Jared Nelson said...

"But you see Lisa, if I am a part of that mob, I can help guide it in wise directions...Now where is my big foam cowboy hat and air horn?"

-But I think that is one of the problems in looking for the right church: in order to have the doctrinally sound church I totally agree with, I would have to build it, but then my wife wouldn't agree with it...

Aaron said...

Gets back to the question of what are you willing to break fellowship over. Funny that a reformed BAPTIST would think this worth it. And what does the denomination want you to sign on to as a member or clergy etc.

I do like liturgical services. I like the quite reverence as a nice break from loud happy clappy Evangelical Protestantism.

I like the mob quote. Also, "But Dad you are giving into mob mentality! No Lisa I am hopping on the band wagon. Now get on board!"

Jared Nelson said...

Spurgeon also said "I would cross the world to convince a man to be a Christian; but I wouldn't cross the street to make him a Baptist."

Charles said...

Article 25: The Sacraments were not ordained of Christ to be gazed upon, or to be carried about, but that we should duly use them. And in such only as worthily receive the same have they a wholesome effect or operation: but they that receive them unworthily purchase to themselves damnation, as Saint Paul saith.

Article 27 (which Spurgeon refers to): Baptism is not only a sign of profession, and mark of difference, whereby Christian men are discerned from others that be not christened, but is also a sign of Regeneration or new Birth, whereby, as by an instrument, they that receive Baptism rightly are grafted into the Church; the promises of the forgiveness of sin, and of our adoption to be the sons of God by the Holy Ghost, are visibly signed and sealed; Faith is confirmed, and Grace increased by virtue of prayer unto God. The Baptism of young Children is in any wise to be retained in the Church, as most agreeablewith the institution of Christ.

Charles said...

I don't think that's so different from Calvin or Luther.

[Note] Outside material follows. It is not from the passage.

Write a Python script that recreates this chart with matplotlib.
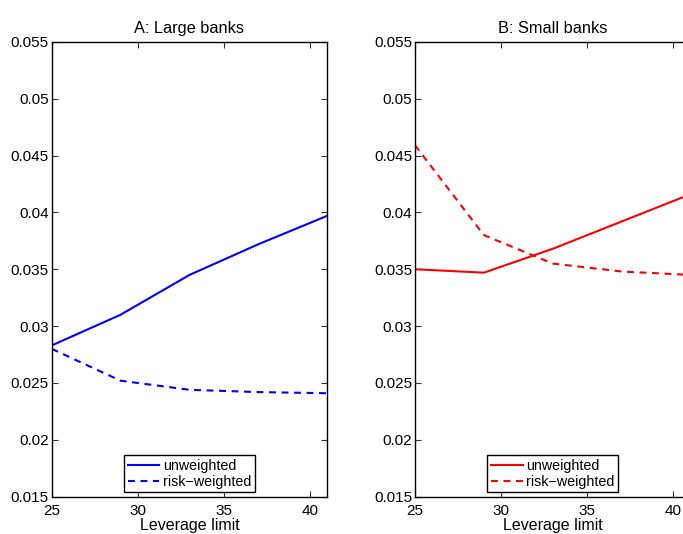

Calvin: "the sign of the initiation by which we are received into the society of the church, in order that, engrafted in Christ, we may be reckoned among God's children"(Inst.4, 15, 1).

Luther: Thus we must regard Baptism and make it profitable to
ourselves, that when our sins and conscience oppress us, we strengthen ourselves and take comfort and say: Nevertheless I
am baptized; but if I am baptized, it is promised me that I shall be saved and have eternal life, both in soul and body.

For that is the reason why these two things are done in Baptism namely, that the body, which can apprehend nothing but the water, is sprinkled, and, in addition, the word is spoke for the soul to apprehend. Now, since both, the water and the Word, are one Baptism, therefore body and soul must be saved and live forever: the soul through the Word which it believes,but the body because it is united with the soul and also
apprehends Baptism as it is able to apprehend it. We have, therefore, no greater jewel in body and soul, for by it we are
made holy and are saved, which no other kind of life, no work
upon earth, can attain. (Concord, Large Catechism, Baptism).

Aaron said...

One of the coolest sounding things that Luther ever said on Baptism is that it is like gold. It is still gold even if it is warn by a harlot. But he is still so wrong in the issue of Baptism. I do like his loophole however. You do not need to be baptized if a despot withheld water from you. That is nice of God. (I am having a little fun with him. I think he was illustrating a different point which I can not remember. I love Luther!)